■ **GIVEN DATA**:
START
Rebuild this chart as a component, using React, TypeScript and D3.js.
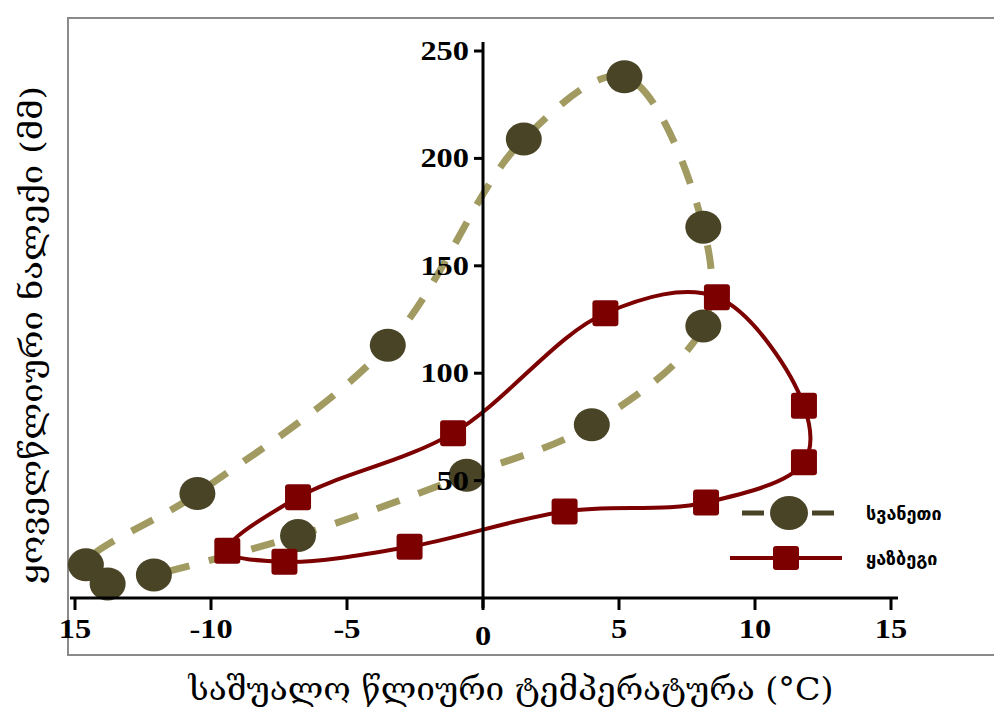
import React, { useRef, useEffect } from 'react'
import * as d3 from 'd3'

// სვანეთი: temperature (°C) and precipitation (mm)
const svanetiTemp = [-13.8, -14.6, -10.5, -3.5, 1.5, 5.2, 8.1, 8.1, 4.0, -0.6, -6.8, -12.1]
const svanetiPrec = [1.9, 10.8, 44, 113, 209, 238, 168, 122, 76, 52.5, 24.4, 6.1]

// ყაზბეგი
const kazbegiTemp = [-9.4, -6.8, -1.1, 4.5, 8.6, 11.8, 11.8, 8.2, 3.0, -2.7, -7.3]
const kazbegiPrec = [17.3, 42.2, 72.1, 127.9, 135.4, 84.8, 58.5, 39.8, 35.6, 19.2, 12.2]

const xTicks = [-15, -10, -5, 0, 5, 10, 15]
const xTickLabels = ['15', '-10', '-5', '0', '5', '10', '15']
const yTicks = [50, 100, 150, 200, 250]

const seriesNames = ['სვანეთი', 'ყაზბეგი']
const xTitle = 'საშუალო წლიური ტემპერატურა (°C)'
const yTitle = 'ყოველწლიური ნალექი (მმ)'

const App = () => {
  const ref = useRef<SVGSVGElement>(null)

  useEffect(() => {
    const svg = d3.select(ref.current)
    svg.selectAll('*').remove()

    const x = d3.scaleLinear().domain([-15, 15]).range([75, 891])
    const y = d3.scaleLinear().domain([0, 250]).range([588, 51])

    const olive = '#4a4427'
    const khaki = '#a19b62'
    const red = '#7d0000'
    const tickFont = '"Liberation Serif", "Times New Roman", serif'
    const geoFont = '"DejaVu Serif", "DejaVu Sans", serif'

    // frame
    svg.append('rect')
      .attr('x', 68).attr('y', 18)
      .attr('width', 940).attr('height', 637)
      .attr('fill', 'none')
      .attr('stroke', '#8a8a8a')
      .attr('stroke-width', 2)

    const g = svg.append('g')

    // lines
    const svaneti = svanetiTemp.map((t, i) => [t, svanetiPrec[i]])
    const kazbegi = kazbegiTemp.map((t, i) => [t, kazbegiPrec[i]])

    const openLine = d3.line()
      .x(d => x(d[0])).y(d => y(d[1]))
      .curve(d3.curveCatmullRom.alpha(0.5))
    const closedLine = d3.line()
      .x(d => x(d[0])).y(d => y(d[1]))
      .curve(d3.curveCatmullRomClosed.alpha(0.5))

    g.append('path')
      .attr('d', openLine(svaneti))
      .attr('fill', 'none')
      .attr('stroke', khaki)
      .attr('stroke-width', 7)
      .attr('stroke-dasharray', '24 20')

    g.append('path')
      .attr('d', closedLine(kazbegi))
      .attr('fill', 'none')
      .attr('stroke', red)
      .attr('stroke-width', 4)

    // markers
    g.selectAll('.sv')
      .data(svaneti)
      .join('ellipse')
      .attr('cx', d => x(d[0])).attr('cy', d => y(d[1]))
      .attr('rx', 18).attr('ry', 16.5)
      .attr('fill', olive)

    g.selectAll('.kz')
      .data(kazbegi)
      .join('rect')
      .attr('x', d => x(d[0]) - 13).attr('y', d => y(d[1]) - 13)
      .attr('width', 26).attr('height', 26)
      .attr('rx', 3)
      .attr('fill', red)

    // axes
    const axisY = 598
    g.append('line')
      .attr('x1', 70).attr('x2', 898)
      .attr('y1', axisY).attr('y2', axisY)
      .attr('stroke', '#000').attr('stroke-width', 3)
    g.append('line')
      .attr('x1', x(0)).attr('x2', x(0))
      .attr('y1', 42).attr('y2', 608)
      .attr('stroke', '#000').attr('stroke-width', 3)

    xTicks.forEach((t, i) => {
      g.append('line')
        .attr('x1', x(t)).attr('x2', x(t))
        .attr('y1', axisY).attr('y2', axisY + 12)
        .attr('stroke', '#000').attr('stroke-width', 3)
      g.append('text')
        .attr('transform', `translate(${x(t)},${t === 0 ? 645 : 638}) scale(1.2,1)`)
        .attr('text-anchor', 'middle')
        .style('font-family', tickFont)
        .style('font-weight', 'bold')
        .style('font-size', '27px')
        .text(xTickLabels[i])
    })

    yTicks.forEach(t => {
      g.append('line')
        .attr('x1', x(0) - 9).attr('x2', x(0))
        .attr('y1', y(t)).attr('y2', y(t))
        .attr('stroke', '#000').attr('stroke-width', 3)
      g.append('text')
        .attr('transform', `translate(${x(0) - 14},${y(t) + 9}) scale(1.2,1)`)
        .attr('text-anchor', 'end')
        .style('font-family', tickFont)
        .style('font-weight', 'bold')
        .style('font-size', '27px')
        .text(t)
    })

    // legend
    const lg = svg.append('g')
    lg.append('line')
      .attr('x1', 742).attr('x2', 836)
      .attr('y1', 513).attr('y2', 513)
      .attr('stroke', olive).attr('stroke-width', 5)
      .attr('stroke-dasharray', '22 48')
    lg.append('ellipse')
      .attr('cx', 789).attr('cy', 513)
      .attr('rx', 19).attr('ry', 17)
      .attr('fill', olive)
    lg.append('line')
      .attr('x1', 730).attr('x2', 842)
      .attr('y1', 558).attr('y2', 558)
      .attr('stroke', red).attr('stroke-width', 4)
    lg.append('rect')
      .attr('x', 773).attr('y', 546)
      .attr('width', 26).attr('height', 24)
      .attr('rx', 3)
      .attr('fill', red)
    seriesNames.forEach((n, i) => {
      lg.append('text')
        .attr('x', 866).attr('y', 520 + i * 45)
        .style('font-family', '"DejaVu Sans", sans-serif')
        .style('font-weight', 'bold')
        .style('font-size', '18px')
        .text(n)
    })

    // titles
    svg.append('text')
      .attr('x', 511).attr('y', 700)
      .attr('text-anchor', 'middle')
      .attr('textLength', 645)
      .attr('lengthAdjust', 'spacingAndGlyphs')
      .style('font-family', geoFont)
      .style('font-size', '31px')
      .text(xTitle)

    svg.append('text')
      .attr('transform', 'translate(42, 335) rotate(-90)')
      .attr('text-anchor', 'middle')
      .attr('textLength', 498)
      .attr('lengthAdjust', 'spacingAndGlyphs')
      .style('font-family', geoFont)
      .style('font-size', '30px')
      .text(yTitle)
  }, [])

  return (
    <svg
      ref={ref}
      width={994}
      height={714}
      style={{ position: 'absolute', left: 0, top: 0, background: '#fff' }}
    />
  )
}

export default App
END
■ **EXERCISE REQUIREMENTS**:
Leave out the pictures and repeat exactly the lines from the start of the material through the line that contains "svg.selectAll('*').remove()", both included.

■ **EXERCISE ANSWER**:
Rebuild this chart as a component, using React, TypeScript and D3.js.
import React, { useRef, useEffect } from 'react'
import * as d3 from 'd3'

// სვანეთი: temperature (°C) and precipitation (mm)
const svanetiTemp = [-13.8, -14.6, -10.5, -3.5, 1.5, 5.2, 8.1, 8.1, 4.0, -0.6, -6.8, -12.1]
const svanetiPrec = [1.9, 10.8, 44, 113, 209, 238, 168, 122, 76, 52.5, 24.4, 6.1]

// ყაზბეგი
const kazbegiTemp = [-9.4, -6.8, -1.1, 4.5, 8.6, 11.8, 11.8, 8.2, 3.0, -2.7, -7.3]
const kazbegiPrec = [17.3, 42.2, 72.1, 127.9, 135.4, 84.8, 58.5, 39.8, 35.6, 19.2, 12.2]

const xTicks = [-15, -10, -5, 0, 5, 10, 15]
const xTickLabels = ['15', '-10', '-5', '0', '5', '10', '15']
const yTicks = [50, 100, 150, 200, 250]

const seriesNames = ['სვანეთი', 'ყაზბეგი']
const xTitle = 'საშუალო წლიური ტემპერატურა (°C)'
const yTitle = 'ყოველწლიური ნალექი (მმ)'

const App = () => {
  const ref = useRef<SVGSVGElement>(null)

  useEffect(() => {
    const svg = d3.select(ref.current)
    svg.selectAll('*').remove()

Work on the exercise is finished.